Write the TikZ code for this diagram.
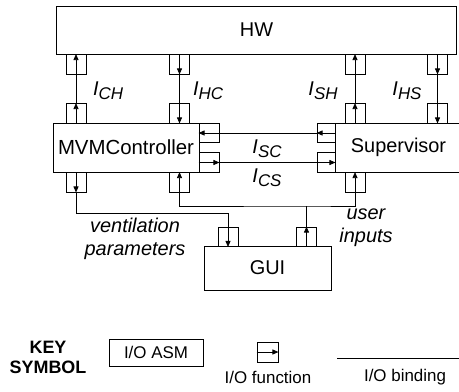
\documentclass[tikz,border=0pt]{standalone}
\usepackage{fontspec}
\setmainfont{Liberation Sans}
\usetikzlibrary{arrows.meta}
\newcommand\ilbl[1]{\textit{I}\raisebox{-4bp}{\fontsize{17}{17}\selectfont\itshape #1}}
\begin{document}
\begin{tikzpicture}[x=1bp,y=-1bp,line width=0.8bp,
  big/.style={font=\fontsize{20}{23}\selectfont},
  asm/.style={draw,line width=1bp,inner sep=0pt,big},
  port/.style={draw,line width=0.9bp,inner sep=0pt,minimum width=20bp,minimum height=19.5bp},
  flow/.style={-{Triangle[length=6bp,width=5bp]}},
  lbl/.style={big,inner sep=0pt},
  keytxt/.style={font=\fontsize{17}{20}\selectfont,inner sep=0pt}]
\useasboundingbox (0,0) rectangle (459,391);
% main boxes
\node[asm,minimum width=399bp,minimum height=48bp] (HW) at (256.5,30) {HW};
\node[asm,minimum width=146bp,minimum height=49bp,text width=146bp,align=center] (MVM) at (126,147.5) {\resizebox{136bp}{!}{MVMController}};
\node[asm,minimum width=127bp,minimum height=49bp] (SUP) at (398.5,147.5) {Supervisor};
\node[asm,minimum width=127bp,minimum height=44bp] (GUI) at (267.5,268) {GUI};
% ports
\node[port] (h1) at (76,64.25) {};
\node[port] (h2) at (179.5,64.25) {};
\node[port] (h3) at (355,64.25) {};
\node[port] (h4) at (437.5,64.25) {};
\node[port] (mt1) at (76,113.25) {};
\node[port] (mt2) at (179.5,113.25) {};
\node[port] (st1) at (355,113.25) {};
\node[port] (st2) at (437.5,113.25) {};
\node[port] (mr1) at (209,133) {};
\node[port] (mr2) at (209,162.5) {};
\node[port,minimum width=18bp] (sl1) at (326,133) {};
\node[port,minimum width=18bp] (sl2) at (326,162.5) {};
\node[port] (mb1) at (76,182.25) {};
\node[port] (mb2) at (179.5,182.25) {};
\node[port] (sb1) at (355,182.25) {};
\node[port] (g1) at (228,236.75) {};
\node[port] (g2) at (306.5,236.75) {};
% port arrows
\draw[flow] (h1.south) -- (h1.north);
\draw[flow] (h2.north) -- (h2.south);
\draw[flow] (h3.south) -- (h3.north);
\draw[flow] (h4.north) -- (h4.south);
\draw[flow] (mt1.south) -- (mt1.north);
\draw[flow] (mt2.north) -- (mt2.south);
\draw[flow] (st1.south) -- (st1.north);
\draw[flow] (st2.north) -- (st2.south);
\draw[flow] (mr1.east) -- (mr1.west);
\draw[flow] (mr2.west) -- (mr2.east);
\draw[flow] (sl1.east) -- (sl1.west);
\draw[flow] (sl2.west) -- (sl2.east);
\draw[flow] (mb1.north) -- (mb1.south);
\draw[flow] (mb2.south) -- (mb2.north);
\draw[flow] (sb1.south) -- (sb1.north);
\draw[flow] (g1.north) -- (g1.south);
\draw[flow] (g2.south) -- (g2.north);
% bindings
\draw (mt1.north) -- (h1.south);
\draw (h2.south) -- (mt2.north);
\draw (st1.north) -- (h3.south);
\draw (h4.south) -- (st2.north);
\draw (sl1.west) -- (mr1.east);
\draw (mr2.east) -- (sl2.west);
\coordinate (vb) at (228,213);
\coordinate (uj) at (306.5,206);
\draw (mb1.south) |- (vb) -- (g1.north);
\draw (g2.north) -- (uj);
\draw (mb2.south) |- (uj) -| (sb1.south);
% labels
\node[lbl] (lch) at (108,91) {\ilbl{CH}};
\node[lbl] (lhc) at (208,91) {\ilbl{HC}};
\node[lbl] (lsh) at (323,91) {\ilbl{SH}};
\node[lbl] (lhs) at (407,91) {\ilbl{HS}};
\node[lbl] (lsc) at (267,149) {\ilbl{SC}};
\node[lbl] (lcs) at (267,178) {\ilbl{CS}};
\node[lbl,align=center,font=\fontsize{20}{23}\selectfont\itshape] (vp) at (135,239) {ventilation\\parameters};
\node[lbl,align=center,font=\fontsize{20}{23}\selectfont\itshape] (ui) at (366,228) {user\\inputs};
% key
\node[keytxt,align=center,font=\fontsize{18}{20}\selectfont\bfseries] (key) at (48,357) {KEY\\SYMBOL};
\node[draw,line width=1bp,minimum width=94bp,minimum height=27bp,inner sep=0pt,font=\fontsize{17}{20}\selectfont] (kasm) at (156,352.5) {I/O ASM};
\node[port,minimum width=21bp,minimum height=20bp] (kf) at (267.5,352) {};
\draw[flow] (kf.west) -- (kf.east);
\node[keytxt] (kft) at (268,377) {I/O function};
\coordinate (kb1) at (337,358);
\coordinate (kb2) at (462,358);
\draw (kb1) -- (kb2);
\node[keytxt] (kbt) at (405,377) {I/O binding};
\end{tikzpicture}
\end{document}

· · · · ·

STATED PROBLEM>
All of the data above should be quoted exactly, except for the pictures.

RESPONSE>
Write the TikZ code for this diagram.
\documentclass[tikz,border=0pt]{standalone}
\usepackage{fontspec}
\setmainfont{Liberation Sans}
\usetikzlibrary{arrows.meta}
\newcommand\ilbl[1]{\textit{I}\raisebox{-4bp}{\fontsize{17}{17}\selectfont\itshape #1}}
\begin{document}
\begin{tikzpicture}[x=1bp,y=-1bp,line width=0.8bp,
  big/.style={font=\fontsize{20}{23}\selectfont},
  asm/.style={draw,line width=1bp,inner sep=0pt,big},
  port/.style={draw,line width=0.9bp,inner sep=0pt,minimum width=20bp,minimum height=19.5bp},
  flow/.style={-{Triangle[length=6bp,width=5bp]}},
  lbl/.style={big,inner sep=0pt},
  keytxt/.style={font=\fontsize{17}{20}\selectfont,inner sep=0pt}]
\useasboundingbox (0,0) rectangle (459,391);
% main boxes
\node[asm,minimum width=399bp,minimum height=48bp] (HW) at (256.5,30) {HW};
\node[asm,minimum width=146bp,minimum height=49bp,text width=146bp,align=center] (MVM) at (126,147.5) {\resizebox{136bp}{!}{MVMController}};
\node[asm,minimum width=127bp,minimum height=49bp] (SUP) at (398.5,147.5) {Supervisor};
\node[asm,minimum width=127bp,minimum height=44bp] (GUI) at (267.5,268) {GUI};
% ports
\node[port] (h1) at (76,64.25) {};
\node[port] (h2) at (179.5,64.25) {};
\node[port] (h3) at (355,64.25) {};
\node[port] (h4) at (437.5,64.25) {};
\node[port] (mt1) at (76,113.25) {};
\node[port] (mt2) at (179.5,113.25) {};
\node[port] (st1) at (355,113.25) {};
\node[port] (st2) at (437.5,113.25) {};
\node[port] (mr1) at (209,133) {};
\node[port] (mr2) at (209,162.5) {};
\node[port,minimum width=18bp] (sl1) at (326,133) {};
\node[port,minimum width=18bp] (sl2) at (326,162.5) {};
\node[port] (mb1) at (76,182.25) {};
\node[port] (mb2) at (179.5,182.25) {};
\node[port] (sb1) at (355,182.25) {};
\node[port] (g1) at (228,236.75) {};
\node[port] (g2) at (306.5,236.75) {};
% port arrows
\draw[flow] (h1.south) -- (h1.north);
\draw[flow] (h2.north) -- (h2.south);
\draw[flow] (h3.south) -- (h3.north);
\draw[flow] (h4.north) -- (h4.south);
\draw[flow] (mt1.south) -- (mt1.north);
\draw[flow] (mt2.north) -- (mt2.south);
\draw[flow] (st1.south) -- (st1.north);
\draw[flow] (st2.north) -- (st2.south);
\draw[flow] (mr1.east) -- (mr1.west);
\draw[flow] (mr2.west) -- (mr2.east);
\draw[flow] (sl1.east) -- (sl1.west);
\draw[flow] (sl2.west) -- (sl2.east);
\draw[flow] (mb1.north) -- (mb1.south);
\draw[flow] (mb2.south) -- (mb2.north);
\draw[flow] (sb1.south) -- (sb1.north);
\draw[flow] (g1.north) -- (g1.south);
\draw[flow] (g2.south) -- (g2.north);
% bindings
\draw (mt1.north) -- (h1.south);
\draw (h2.south) -- (mt2.north);
\draw (st1.north) -- (h3.south);
\draw (h4.south) -- (st2.north);
\draw (sl1.west) -- (mr1.east);
\draw (mr2.east) -- (sl2.west);
\coordinate (vb) at (228,213);
\coordinate (uj) at (306.5,206);
\draw (mb1.south) |- (vb) -- (g1.north);
\draw (g2.north) -- (uj);
\draw (mb2.south) |- (uj) -| (sb1.south);
% labels
\node[lbl] (lch) at (108,91) {\ilbl{CH}};
\node[lbl] (lhc) at (208,91) {\ilbl{HC}};
\node[lbl] (lsh) at (323,91) {\ilbl{SH}};
\node[lbl] (lhs) at (407,91) {\ilbl{HS}};
\node[lbl] (lsc) at (267,149) {\ilbl{SC}};
\node[lbl] (lcs) at (267,178) {\ilbl{CS}};
\node[lbl,align=center,font=\fontsize{20}{23}\selectfont\itshape] (vp) at (135,239) {ventilation\\parameters};
\node[lbl,align=center,font=\fontsize{20}{23}\selectfont\itshape] (ui) at (366,228) {user\\inputs};
% key
\node[keytxt,align=center,font=\fontsize{18}{20}\selectfont\bfseries] (key) at (48,357) {KEY\\SYMBOL};
\node[draw,line width=1bp,minimum width=94bp,minimum height=27bp,inner sep=0pt,font=\fontsize{17}{20}\selectfont] (kasm) at (156,352.5) {I/O ASM};
\node[port,minimum width=21bp,minimum height=20bp] (kf) at (267.5,352) {};
\draw[flow] (kf.west) -- (kf.east);
\node[keytxt] (kft) at (268,377) {I/O function};
\coordinate (kb1) at (337,358);
\coordinate (kb2) at (462,358);
\draw (kb1) -- (kb2);
\node[keytxt] (kbt) at (405,377) {I/O binding};
\end{tikzpicture}
\end{document}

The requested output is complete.